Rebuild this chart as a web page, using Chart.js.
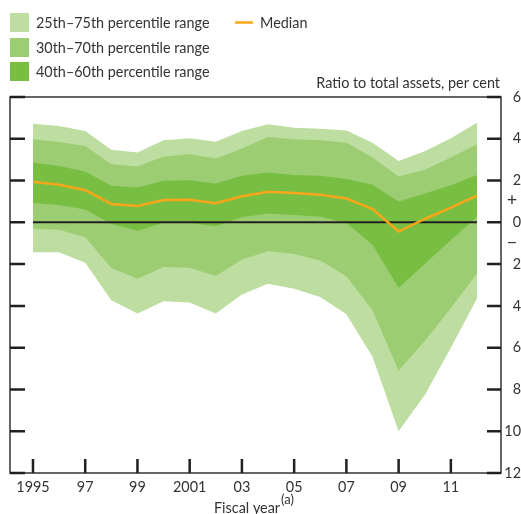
<!DOCTYPE html>
<html>
<head>
<meta charset="utf-8">
<script src="https://cdn.jsdelivr.net/npm/chart.js@4.4.1/dist/chart.umd.min.js"></script>
<style>
  html, body { margin: 0; padding: 0; background: #fff; }
</style>
</head>
<body>
<canvas id="chart" width="521" height="514"></canvas>
<script>
// fiscal years on the x axis
const years = [1995, 1996, 1997, 1998, 1999, 2000, 2001, 2002, 2003, 2004, 2005, 2006, 2007, 2008, 2009, 2010, 2011, 2012];

// percentiles, ratio to total assets (per cent)
const p75 = [4.72, 4.61, 4.37, 3.47, 3.34, 3.93, 4.02, 3.86, 4.37, 4.69, 4.53, 4.48, 4.40, 3.81, 2.94, 3.40, 4.02, 4.77];
const p70 = [3.98, 3.85, 3.66, 2.78, 2.67, 3.15, 3.26, 3.05, 3.53, 4.09, 3.98, 3.93, 3.81, 3.10, 2.19, 2.52, 3.10, 3.74];
const p60 = [2.86, 2.70, 2.43, 1.75, 1.67, 1.99, 2.02, 1.86, 2.23, 2.38, 2.27, 2.23, 2.07, 1.80, 1.00, 1.38, 1.78, 2.27];
const median = [1.94, 1.80, 1.54, 0.88, 0.78, 1.07, 1.08, 0.91, 1.25, 1.46, 1.40, 1.32, 1.14, 0.64, -0.44, 0.16, 0.70, 1.28];
const p40 = [0.92, 0.83, 0.61, -0.08, -0.40, -0.02, -0.03, -0.19, 0.24, 0.42, 0.35, 0.27, -0.03, -1.07, -3.13, -2.00, -0.85, 0.24];
const p30 = [-0.31, -0.36, -0.72, -2.19, -2.70, -2.14, -2.17, -2.57, -1.78, -1.38, -1.51, -1.83, -2.58, -4.21, -7.11, -5.68, -4.10, -2.46];
const p25 = [-1.43, -1.43, -1.94, -3.73, -4.37, -3.78, -3.84, -4.37, -3.46, -2.94, -3.18, -3.58, -4.40, -6.44, -10.0, -8.26, -6.00, -3.65];
const zero = [0, 0, 0, 0, 0, 0, 0, 0, 0, 0, 0, 0, 0, 0, 0, 0, 0, 0];

const xTickYears = [1995, 1997, 1999, 2001, 2003, 2005, 2007, 2009, 2011];
const xTickLabels = ['1995', '97', '99', '2001', '03', '05', '07', '09', '11'];

const legendNames = ['25th–75th percentile range', '30th–70th percentile range', '40th–60th percentile range', 'Median'];

const LIGHT = 'rgb(189,222,160)';
const MID = 'rgb(157,205,114)';
const DARK = 'rgb(120,190,67)';
const ORANGE = 'rgb(248,166,26)';
const INK = '#231f20';
const TEXT = '#333333';
const FONT = 'Lato, "Open Sans", sans-serif';

const pts = arr => years.map((yr, i) => ({ x: yr, y: arr[i] }));

const extras = {
  id: 'extras',
  afterDraw(chart) {
    const ctx = chart.ctx;
    const a = chart.chartArea;
    const xs = chart.scales.x;
    const ys = chart.scales.y;
    ctx.save();

    // frame
    ctx.strokeStyle = '#333';
    ctx.lineWidth = 1.5;
    ctx.strokeRect(a.left, a.top, a.right - a.left, a.bottom - a.top);

    // tick marks, drawn inside the box
    ctx.strokeStyle = INK;
    ctx.lineWidth = 2.5;
    ctx.beginPath();
    ys.ticks.forEach(t => {
      const py = ys.getPixelForValue(t.value);
      ctx.moveTo(a.left, py); ctx.lineTo(a.left + 15, py);
      ctx.moveTo(a.right - 14, py); ctx.lineTo(a.right, py);
    });
    xTickYears.forEach(v => {
      const px = xs.getPixelForValue(v);
      ctx.moveTo(px, a.bottom); ctx.lineTo(px, a.bottom - 14);
    });
    ctx.stroke();

    ctx.fillStyle = TEXT;
    ctx.textBaseline = 'middle';

    // + / - signs on the right axis
    ctx.font = '18px ' + FONT;
    ctx.textAlign = 'center';
    ctx.fillText('+', 512, ys.getPixelForValue(1) - 1);
    ctx.fillText('−', 512, ys.getPixelForValue(-1) - 1);

    // axis titles
    ctx.font = '14.4px ' + FONT;
    ctx.textAlign = 'right';
    ctx.fillText('Ratio to total assets, per cent', 500, 83);
    ctx.textAlign = 'left';
    ctx.fillText('Fiscal year', 214, 508);
    const w = ctx.measureText('Fiscal year').width;
    ctx.font = '13px ' + FONT;
    ctx.fillText('(a)', 214 + w + 1, 500);

    // legend
    ctx.font = '14.4px ' + FONT;
    const boxes = [LIGHT, MID, DARK];
    const rows = [13, 38, 62];
    boxes.forEach((c, i) => {
      ctx.fillStyle = c;
      ctx.fillRect(10, rows[i], 19, 19);
      ctx.fillStyle = TEXT;
      ctx.fillText(legendNames[i], 36, rows[i] + 10);
    });
    ctx.strokeStyle = ORANGE;
    ctx.lineWidth = 2.5;
    ctx.beginPath();
    ctx.moveTo(235, 22.5); ctx.lineTo(253, 22.5);
    ctx.stroke();
    ctx.fillStyle = TEXT;
    ctx.fillText(legendNames[3], 260, 23);

    ctx.restore();
  }
};

new Chart(document.getElementById('chart'), {
  type: 'line',
  data: {
    datasets: [
      { label: 'Median', data: pts(median), borderColor: ORANGE, borderWidth: 2.5, fill: false },
      { label: 'Zero', data: pts(zero), borderColor: INK, borderWidth: 2, fill: false },
      { label: '60th', data: pts(p60), borderWidth: 0, borderColor: 'transparent', backgroundColor: DARK, fill: 3 },
      { label: '40th', data: pts(p40), borderWidth: 0, borderColor: 'transparent', fill: false },
      { label: '70th', data: pts(p70), borderWidth: 0, borderColor: 'transparent', backgroundColor: MID, fill: 5 },
      { label: '30th', data: pts(p30), borderWidth: 0, borderColor: 'transparent', fill: false },
      { label: '75th', data: pts(p75), borderWidth: 0, borderColor: 'transparent', backgroundColor: LIGHT, fill: 7 },
      { label: '25th', data: pts(p25), borderWidth: 0, borderColor: 'transparent', fill: false }
    ]
  },
  options: {
    responsive: false,
    animation: false,
    layout: { padding: { top: 97, left: 10, right: 0, bottom: 0 } },
    elements: { point: { radius: 0 }, line: { tension: 0 } },
    plugins: { legend: { display: false }, tooltip: { enabled: false } },
    scales: {
      x: {
        type: 'linear',
        min: 1994.12,
        max: 2012.92,
        grid: { display: false, drawTicks: false },
        border: { display: false },
        afterBuildTicks: s => { s.ticks = xTickYears.map(v => ({ value: v })); },
        afterFit: s => { s.height = 41; },
        ticks: {
          autoSkip: false,
          maxRotation: 0,
          padding: 6,
          color: TEXT,
          font: { family: FONT, size: 14.4 },
          callback: v => xTickLabels[xTickYears.indexOf(v)]
        }
      },
      y: {
        position: 'right',
        min: -12,
        max: 6,
        grid: { display: false, drawTicks: false },
        border: { display: false },
        afterFit: s => { s.width = 20; },
        ticks: {
          stepSize: 2,
          crossAlign: 'far',
          padding: 3,
          color: TEXT,
          font: { family: FONT, size: 14.4 },
          callback: v => String(Math.abs(v))
        }
      }
    }
  },
  plugins: [extras]
});
</script>
</body>
</html>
★ ★ ★ ★ ★
Exercise prompt: Repeat only the lines between the start of the data and the line with "2010, 2011, 2012];", including those two lines, and skip the pictures.

Result of this task:
Rebuild this chart as a web page, using Chart.js.
<!DOCTYPE html>
<html>
<head>
<meta charset="utf-8">
<script src="https://cdn.jsdelivr.net/npm/chart.js@4.4.1/dist/chart.umd.min.js"></script>
<style>
  html, body { margin: 0; padding: 0; background: #fff; }
</style>
</head>
<body>
<canvas id="chart" width="521" height="514"></canvas>
<script>
// fiscal years on the x axis
const years = [1995, 1996, 1997, 1998, 1999, 2000, 2001, 2002, 2003, 2004, 2005, 2006, 2007, 2008, 2009, 2010, 2011, 2012];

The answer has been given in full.